Stored data
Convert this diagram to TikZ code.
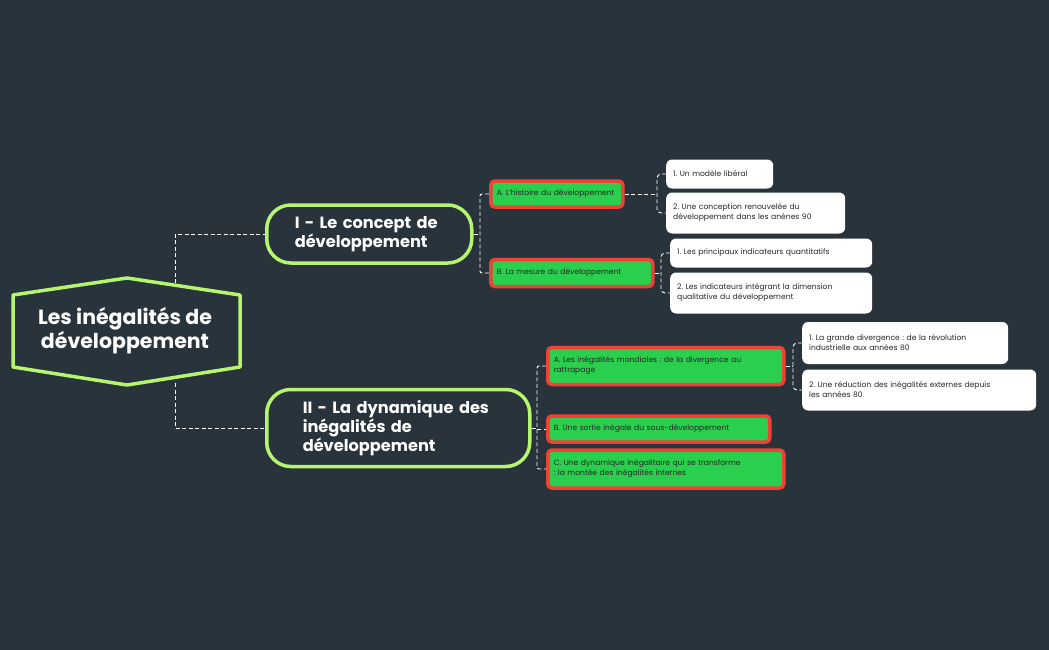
\documentclass[tikz,border=0pt]{standalone}
\usepackage{fontspec}
\setmainfont{Poppins}
\frenchspacing
\definecolor{bg}{HTML}{29333B}
\definecolor{lg}{HTML}{B5F56F}
\definecolor{rd}{HTML}{EF4136}
\definecolor{gf}{HTML}{2BCF4E}
\begin{document}
\begin{tikzpicture}[x=1pt,y=-1pt,
 main/.style={draw=lg,line width=3.5pt,rounded corners=24pt,fill=bg,text=white,font=\bfseries\fontsize{16.2}{19}\selectfont,align=left,anchor=west,inner ysep=0pt},
 sec/.style={draw=rd,line width=3.5pt,fill=gf,rounded corners=4pt,text=black!85,font=\fontsize{7.6}{10}\selectfont,align=left,inner xsep=6pt,inner ysep=0pt,anchor=west},
 leaf/.style={fill=white,rounded corners=6pt,text=black!85,font=\fontsize{7.6}{10}\selectfont,align=left,inner xsep=7pt,inner ysep=0pt,anchor=west},
 con/.style={draw=white!85,line width=0.9pt,dash pattern=on 4pt off 2.5pt}]
\fill[bg] (0,0) rectangle (1049,650);
\useasboundingbox (0,0) rectangle (1049,650);
\coordinate (rt) at (175,283);
\coordinate (rb) at (175,383);
\node[main,minimum height=58,text width=149,inner xsep=28pt] (I) at (265,234) {I - Le concept de\\développement};
\node[main,minimum height=77,text width=191,inner xsep=36pt] (II) at (265,428) {II - La dynamique des\\inégalités de\\développement};
\draw[con] (rt) |- (I.west);
\draw[con] (rb) |- (II.west);
\draw[draw=lg,line width=3.5pt,fill=bg,line join=round] (13,295)--(127,278)--(240,295)--(240,367)--(127,385)--(13,367)--cycle;
\node[text=white,font=\bfseries\fontsize{20.5}{24}\selectfont,align=center] (root) at (125,331) {Les inégalités de\\développement};
% level 2
\node[sec,text width=120,minimum height=26] (A1) at (489,194) {A. L'histoire du développement};
\node[sec,text width=150,minimum height=27] (B1) at (489,273) {B. La mesure du développement};
\node[sec,text width=224,minimum height=37] (A2) at (546,366) {A. Les inégalités mondiales : de la divergence au\\rattrapage};
\node[sec,text width=210,minimum height=26] (B2) at (546,429) {B. Une sortie inégale du sous-développement};
\node[sec,text width=224,minimum height=38] (C2) at (546,469) {C. Une dynamique inégalitaire qui se transforme\\: la montée des inégalités internes};
\draw[con] (I.east) -- (480,234);
\draw[con,rounded corners=2pt] (A1.west) -| (480,234) |- (B1.west);
\draw[con] (II.east) -- (537,428);
\draw[con,rounded corners=2pt] (A2.west) -| (537,428) |- (C2.west);
\draw[con] (537,429) -- (B2.west);
% leaves
\node[leaf,text width=93,minimum height=29] (a1) at (666,174) {1. Un modèle libéral};
\node[leaf,text width=165,minimum height=41] (a2) at (666,213) {2. Une conception renouvelée du\\développement dans les anénes 90};
\node[leaf,text width=188,minimum height=29] (b1) at (670,253) {1. Les principaux indicateurs quantitatifs};
\node[leaf,text width=188,minimum height=41] (b2) at (670,293) {2. Les indicateurs intégrant la dimension\\qualitative du développement};
\node[leaf,text width=192,minimum height=42] (c1) at (802,343) {1. La grande divergence : de la révolution\\industrielle aux années 80};
\node[leaf,text width=220,minimum height=41] (c2) at (802,390) {2. Une réduction des inégalités externes depuis\\les années 80};
\draw[con] (A1.east) -- (657,194);
\draw[con,rounded corners=4pt] (a1.west) -| (657,194) |- (a2.west);
\draw[con] (B1.east) -- (661,273);
\draw[con,rounded corners=4pt] (b1.west) -| (661,273) |- (b2.west);
\draw[con] (A2.east) -- (793,366);
\draw[con,rounded corners=4pt] (c1.west) -| (793,366) |- (c2.west);
\end{tikzpicture}
\end{document}
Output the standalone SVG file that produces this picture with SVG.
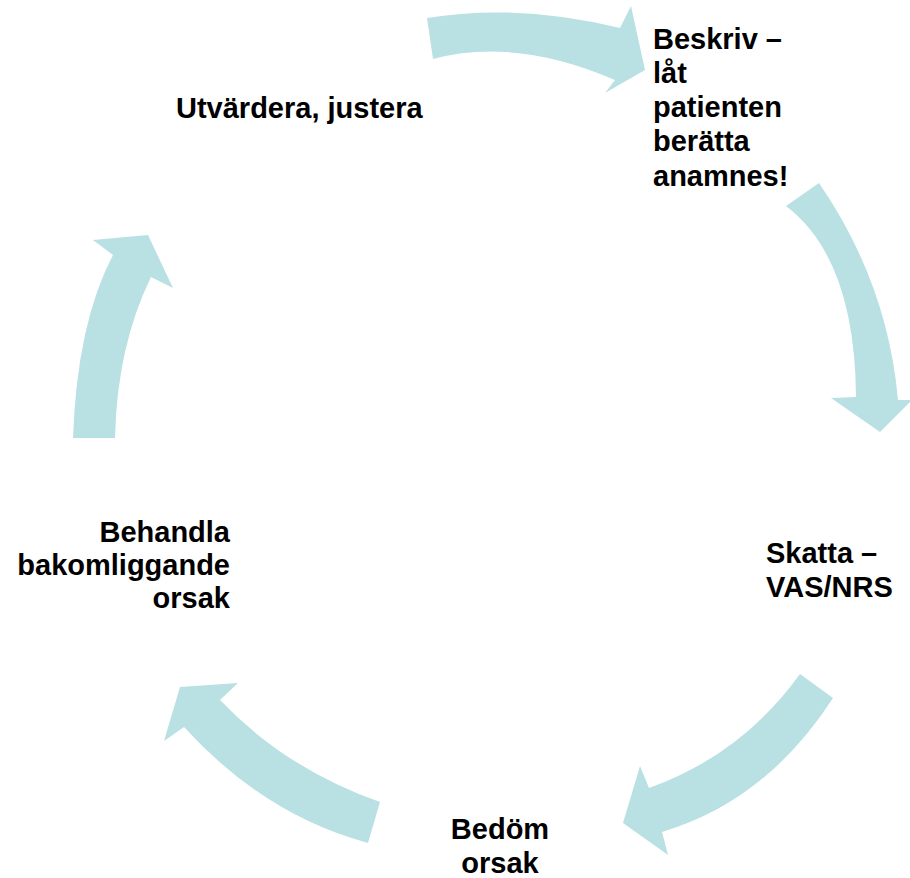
<svg xmlns="http://www.w3.org/2000/svg" width="910" height="878" viewBox="0 0 910 878">
<style>
.arrow{fill:#B9E0E3;stroke:none}
.lbl{font-family:"Liberation Sans",Arial,sans-serif;font-weight:bold;font-size:29px;fill:#000}
</style>
<rect width="910" height="878" fill="#fff"/>
<g id="connectors">
<path id="arrow-top" class="arrow" d="M427,18 Q516,3 620,28 L631,6 L645,70 L605,93 L615,80 Q516,37 433,59 Z"/>
<path id="arrow-right" class="arrow" d="M819,183 Q887.5,282.5 898,400 L912,400 L880,432 L831,398 L856,397 Q855,258.5 786,206 Z"/>
<path id="arrow-bottom-right" class="arrow" d="M833,698 Q766.5,801 662,832 L668,855 L623,823 L640,766 L649,788 Q741.5,755 800,674 Z"/>
<path id="arrow-bottom-left" class="arrow" d="M380,802 Q286,769 220,700 L238,683 L180,687 L164,741 L184,727 Q264,815 368,843 Z"/>
<path id="arrow-left" class="arrow" d="M115,438 Q117,346.5 151,277 L173,288 L148,235 L93,240 L113,255 Q77,323.5 73,438 Z"/>
</g>
<g id="node-utvardera">
<text class="lbl" x="176" y="118">Utvärdera, justera</text>
</g>
<g id="node-beskriv">
<text class="lbl" x="653" y="48.5">Beskriv –</text>
<text class="lbl" x="653" y="82.8">låt</text>
<text class="lbl" x="653" y="117">patienten</text>
<text class="lbl" x="653" y="151.3">berätta</text>
<text class="lbl" x="653" y="185.6">anamnes!</text>
</g>
<g id="node-skatta">
<text class="lbl" x="766" y="563">Skatta –</text>
<text class="lbl" x="766" y="597">VAS/NRS</text>
</g>
<g id="node-bedom">
<text class="lbl" x="500" y="839" text-anchor="middle">Bedöm</text>
<text class="lbl" x="500" y="873" text-anchor="middle">orsak</text>
</g>
<g id="node-behandla">
<text class="lbl" x="230" y="541.5" text-anchor="end">Behandla</text>
<text class="lbl" x="230" y="574.5" text-anchor="end">bakomliggande</text>
<text class="lbl" x="230" y="607.5" text-anchor="end">orsak</text>
</g>
</svg>
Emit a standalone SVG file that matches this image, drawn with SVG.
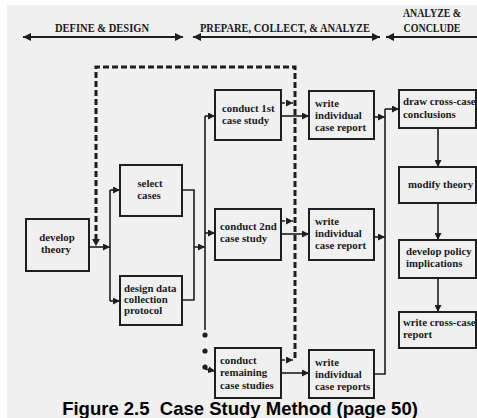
<svg xmlns="http://www.w3.org/2000/svg" width="477" height="418" viewBox="0 0 477 418">
<defs>
<style>
.box{fill:none;stroke:#1e1e1e;stroke-width:2}
.ln{fill:none;stroke:#1e1e1e;stroke-width:1.6}
.ar{fill:none;stroke:#1e1e1e;stroke-width:1.6;marker-end:url(#ah)}
.hd{fill:none;stroke:#1e1e1e;stroke-width:2}
.dash{fill:none;stroke:#1e1e1e;stroke-width:3;stroke-dasharray:6,3}
.sd{fill:none;stroke:#1e1e1e;stroke-width:1.6;stroke-dasharray:3,2;marker-end:url(#ah)}
.t{font-family:"Liberation Serif","Times New Roman",serif;font-weight:bold;font-size:10.8px;fill:#1a1a1a}
.c{text-anchor:middle}
.h{font-family:"Liberation Serif","Times New Roman",serif;font-weight:bold;font-size:12.5px;fill:#1a1a1a}
.cap{font-family:"Liberation Sans",Arial,sans-serif;font-weight:bold;font-size:18.5px;fill:#000;white-space:pre;text-anchor:middle}
</style>
<marker id="ah" viewBox="0 0 8 8" refX="8" refY="4" markerWidth="7" markerHeight="7" markerUnits="userSpaceOnUse" orient="auto-start-reverse">
<path d="M0,0 L8,4 L0,8 z" fill="#1e1e1e"/>
</marker>
<marker id="hh" viewBox="0 0 8 8" refX="8" refY="4" markerWidth="8" markerHeight="8" markerUnits="userSpaceOnUse" orient="auto-start-reverse">
<path d="M0,0 L8,4 L0,8 z" fill="#1e1e1e"/>
</marker>
</defs>
<rect x="0" y="0" width="477" height="418" fill="#ffffff"/>
<rect x="7" y="5" width="470" height="413" fill="#f0f0f0"/>

<g id="headers">
<text class="h" x="102" y="32" text-anchor="middle" textLength="94" lengthAdjust="spacingAndGlyphs">DEFINE &amp; DESIGN</text>
<text class="h" x="285" y="32" text-anchor="middle" textLength="170" lengthAdjust="spacingAndGlyphs">PREPARE, COLLECT, &amp; ANALYZE</text>
<text class="h" x="432" y="17" text-anchor="middle" textLength="58" lengthAdjust="spacingAndGlyphs">ANALYZE &amp;</text>
<text class="h" x="432" y="32" text-anchor="middle" textLength="57" lengthAdjust="spacingAndGlyphs">CONCLUDE</text>
</g>

<g id="connectors">
<path class="hd" d="M23,37 L183,37" marker-start="url(#hh)" marker-end="url(#hh)"/>
<path class="hd" d="M193,37 L380,37" marker-start="url(#hh)" marker-end="url(#hh)"/>
<path class="hd" d="M386,37 L477,37" marker-start="url(#hh)"/>

<path class="dash" d="M96,240 L96,67 L295,67 L295,358"/>
<path d="M92,239 L100,239 L96,246 z" fill="#1e1e1e"/>

<path class="ar" d="M89,247 L110,247"/>
<path class="ln" d="M110,190 L110,301"/>
<path class="ar" d="M110,190 L120,190"/>
<path class="ar" d="M110,301 L120,301"/>

<path class="ln" d="M182,190 L194,190 L194,300 L182,300"/>
<path class="ar" d="M194,247 L205,247"/>

<path class="ln" d="M205,116 L205,330"/>
<path class="ar" d="M205,116 L215,116"/>
<path class="ar" d="M205,233 L215,233"/>
<circle cx="205" cy="335" r="2.6" fill="#1e1e1e"/>
<circle cx="205" cy="351" r="2.6" fill="#1e1e1e"/>
<circle cx="205" cy="367" r="2.6" fill="#1e1e1e"/>
<path class="ar" d="M205,369 L215,371"/>

<path class="sd" d="M282,103 L293,103"/>
<path class="sd" d="M282,221 L293,221"/>
<path class="sd" d="M282,360 L293,360"/>

<path class="ar" d="M281,116 L309,116"/>
<path class="ar" d="M281,234 L309,234"/>
<path class="ar" d="M281,373 L309,373"/>

<path class="ln" d="M374,374 L385,374 L385,109"/>
<path class="ar" d="M374,117 L385,117"/>
<path class="ar" d="M374,237 L385,237"/>
<path class="ar" d="M385,109 L399,109"/>

<path class="ar" d="M438,128 L438,167"/>
<path class="ar" d="M438,203 L438,240"/>
<path class="ar" d="M438,278 L438,312"/>
</g>

<g id="develop-theory">
<rect class="box" x="26" y="219" width="63" height="52"/>
<text class="t c" x="57" y="241">develop</text>
<text class="t c" x="56" y="253">theory</text>
</g>
<g id="select-cases">
<rect class="box" x="120" y="165" width="62" height="51"/>
<text class="t c" x="150" y="187">select</text>
<text class="t c" x="149" y="199">cases</text>
</g>
<g id="design-protocol">
<rect class="box" x="120" y="276" width="62" height="49"/>
<text class="t" x="124" y="292">design data</text>
<text class="t" x="124" y="303">collection</text>
<text class="t" x="124" y="314">protocol</text>
</g>
<g id="conduct-1st">
<rect class="box" x="215" y="90" width="66" height="50"/>
<text class="t" x="222" y="112">conduct 1st</text>
<text class="t" x="222" y="124">case study</text>
</g>
<g id="conduct-2nd">
<rect class="box" x="215" y="209" width="66" height="51"/>
<text class="t" x="220" y="230">conduct 2nd</text>
<text class="t" x="220" y="242">case study</text>
</g>
<g id="conduct-remaining">
<rect class="box" x="215" y="348" width="66" height="50"/>
<text class="t" x="220" y="364">conduct</text>
<text class="t" x="220" y="376">remaining</text>
<text class="t" x="220" y="389">case studies</text>
</g>
<g id="write-1">
<rect class="box" x="309" y="91" width="65" height="48"/>
<text class="t" x="315" y="107">write</text>
<text class="t" x="315" y="119">individual</text>
<text class="t" x="315" y="131">case report</text>
</g>
<g id="write-2">
<rect class="box" x="309" y="209" width="65" height="51"/>
<text class="t" x="315" y="225">write</text>
<text class="t" x="315" y="237">individual</text>
<text class="t" x="315" y="249">case report</text>
</g>
<g id="write-3">
<rect class="box" x="309" y="350" width="65" height="48"/>
<text class="t" x="315" y="366">write</text>
<text class="t" x="315" y="378">individual</text>
<text class="t" x="315" y="390">case reports</text>
</g>
<g id="draw-conclusions">
<rect class="box" x="399" y="90" width="77" height="38"/>
<text class="t" x="403" y="105">draw cross-case</text>
<text class="t" x="403" y="118">conclusions</text>
</g>
<g id="modify-theory">
<rect class="box" x="399" y="167" width="77" height="36"/>
<text class="t" x="408" y="188">modify theory</text>
</g>
<g id="policy-implications">
<rect class="box" x="399" y="240" width="77" height="38"/>
<text class="t" x="406" y="255">develop policy</text>
<text class="t" x="406" y="267">implications</text>
</g>
<g id="cross-case-report">
<rect class="box" x="399" y="312" width="77" height="36"/>
<text class="t" x="403" y="326">write cross-case</text>
<text class="t" x="403" y="338">report</text>
</g>

<text class="cap" x="240" y="415">Figure 2.5  Case Study Method (page 50)</text>
</svg>
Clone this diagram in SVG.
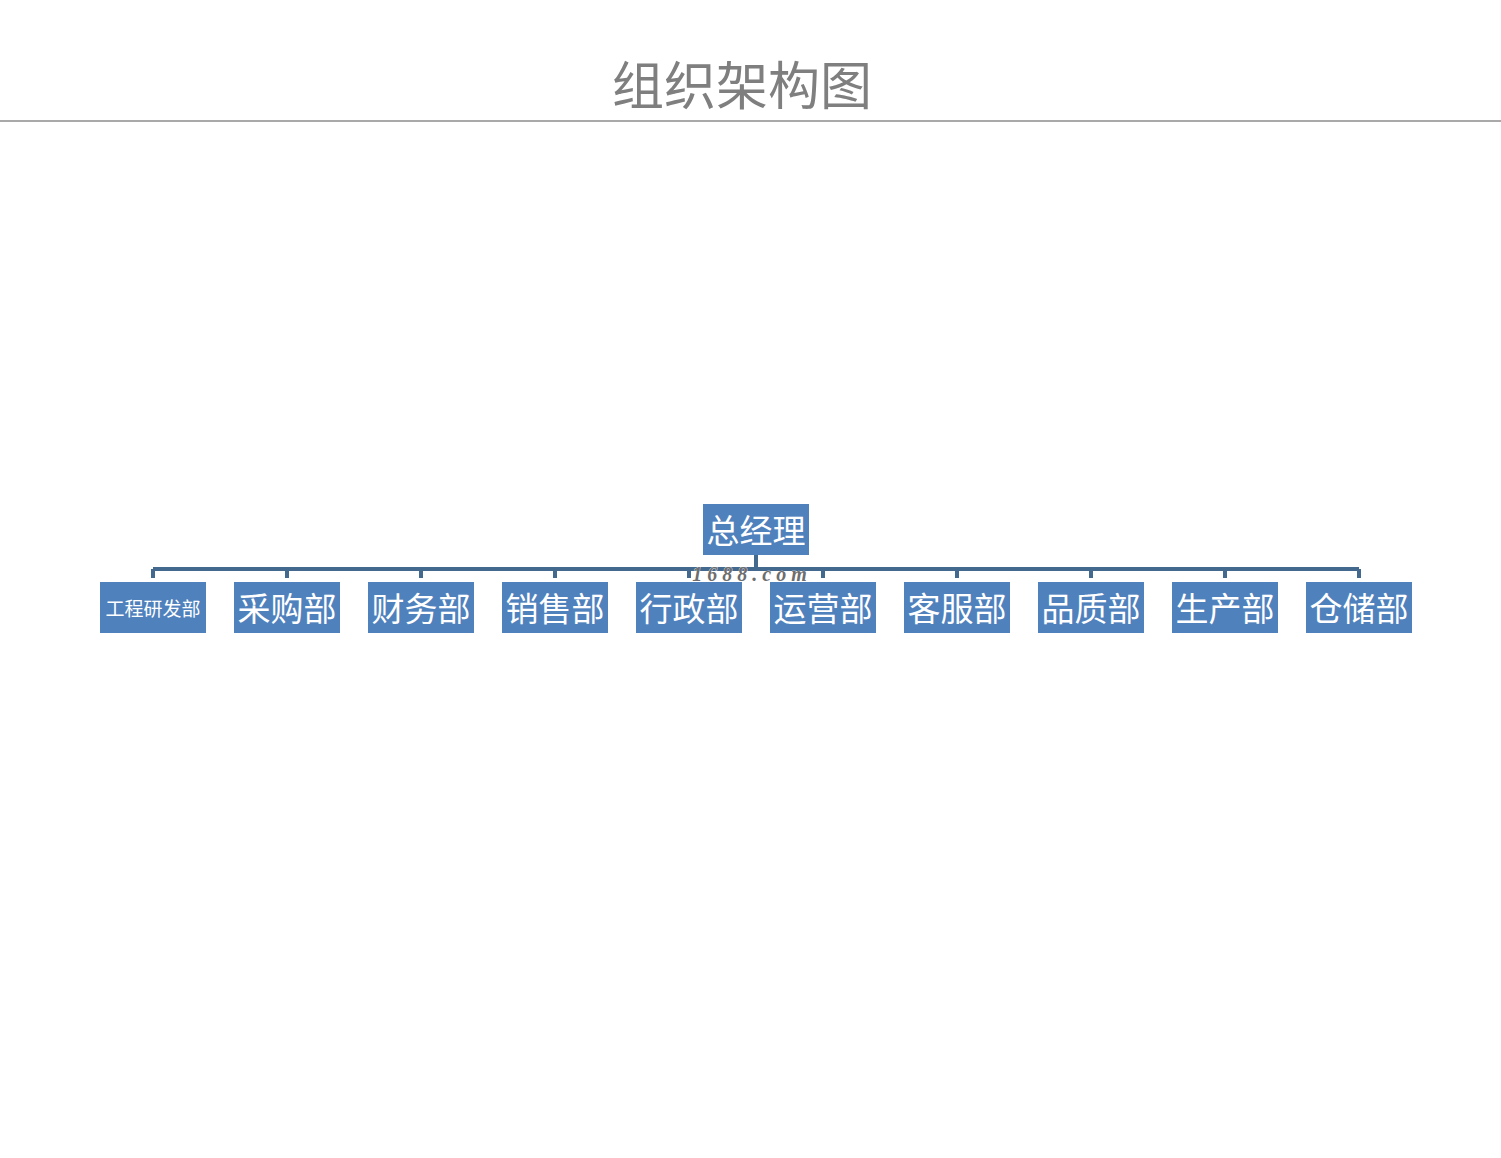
<svg xmlns="http://www.w3.org/2000/svg" width="1501" height="1158" viewBox="0 0 1501 1158">
<style>
.box{fill:#4f81bd}
.lbl{fill:#ffffff;font-family:"Noto Sans CJK SC","Noto Sans",sans-serif;font-size:33px;text-anchor:middle;dominant-baseline:central}
.sm{font-size:19px}
.conn{stroke:#44698f;stroke-width:4;fill:none}
</style>
<rect width="1501" height="1158" fill="#ffffff"/>
<text x="742" y="82" fill="#7f7f7f" font-family="Noto Sans CJK SC,sans-serif" font-size="52" text-anchor="middle" dominant-baseline="central">组织架构图</text>
<line x1="0" y1="121" x2="1501" y2="121" stroke="#8c8c8c" stroke-width="1.5"/>
<g id="connectors">
<path class="conn" d="M756 555V569M153 569H1359M153 569V578M287 569V578M421 569V578M555 569V578M689 569V578M823 569V578M957 569V578M1091 569V578M1225 569V578M1359 569V578"/>
</g>
<g id="n0"><rect class="box" x="703" y="504" width="106" height="51"/><text class="lbl" x="756" y="529">总经理</text></g>
<g id="n1"><rect class="box" x="100" y="582" width="106" height="51"/><text class="lbl sm" x="153" y="607">工程研发部</text></g>
<g id="n2"><rect class="box" x="234" y="582" width="106" height="51"/><text class="lbl" x="287" y="607">采购部</text></g>
<g id="n3"><rect class="box" x="368" y="582" width="106" height="51"/><text class="lbl" x="421" y="607">财务部</text></g>
<g id="n4"><rect class="box" x="502" y="582" width="106" height="51"/><text class="lbl" x="555" y="607">销售部</text></g>
<g id="n5"><rect class="box" x="636" y="582" width="106" height="51"/><text class="lbl" x="689" y="607">行政部</text></g>
<g id="n6"><rect class="box" x="770" y="582" width="106" height="51"/><text class="lbl" x="823" y="607">运营部</text></g>
<g id="n7"><rect class="box" x="904" y="582" width="106" height="51"/><text class="lbl" x="957" y="607">客服部</text></g>
<g id="n8"><rect class="box" x="1038" y="582" width="106" height="51"/><text class="lbl" x="1091" y="607">品质部</text></g>
<g id="n9"><rect class="box" x="1172" y="582" width="106" height="51"/><text class="lbl" x="1225" y="607">生产部</text></g>
<g id="n10"><rect class="box" x="1306" y="582" width="106" height="51"/><text class="lbl" x="1359" y="607">仓储部</text></g>
<text x="752" y="574" fill="#6e6e6e" stroke="#ffffff" stroke-width="0.6" paint-order="stroke" font-family="Liberation Serif,serif" font-style="italic" font-weight="bold" font-size="20" letter-spacing="5" text-anchor="middle" dominant-baseline="central">1688.com</text>
</svg>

Problem to work on:
Work out how many lines of the data above hold the word "standalone", and write only the count.

Reply:
3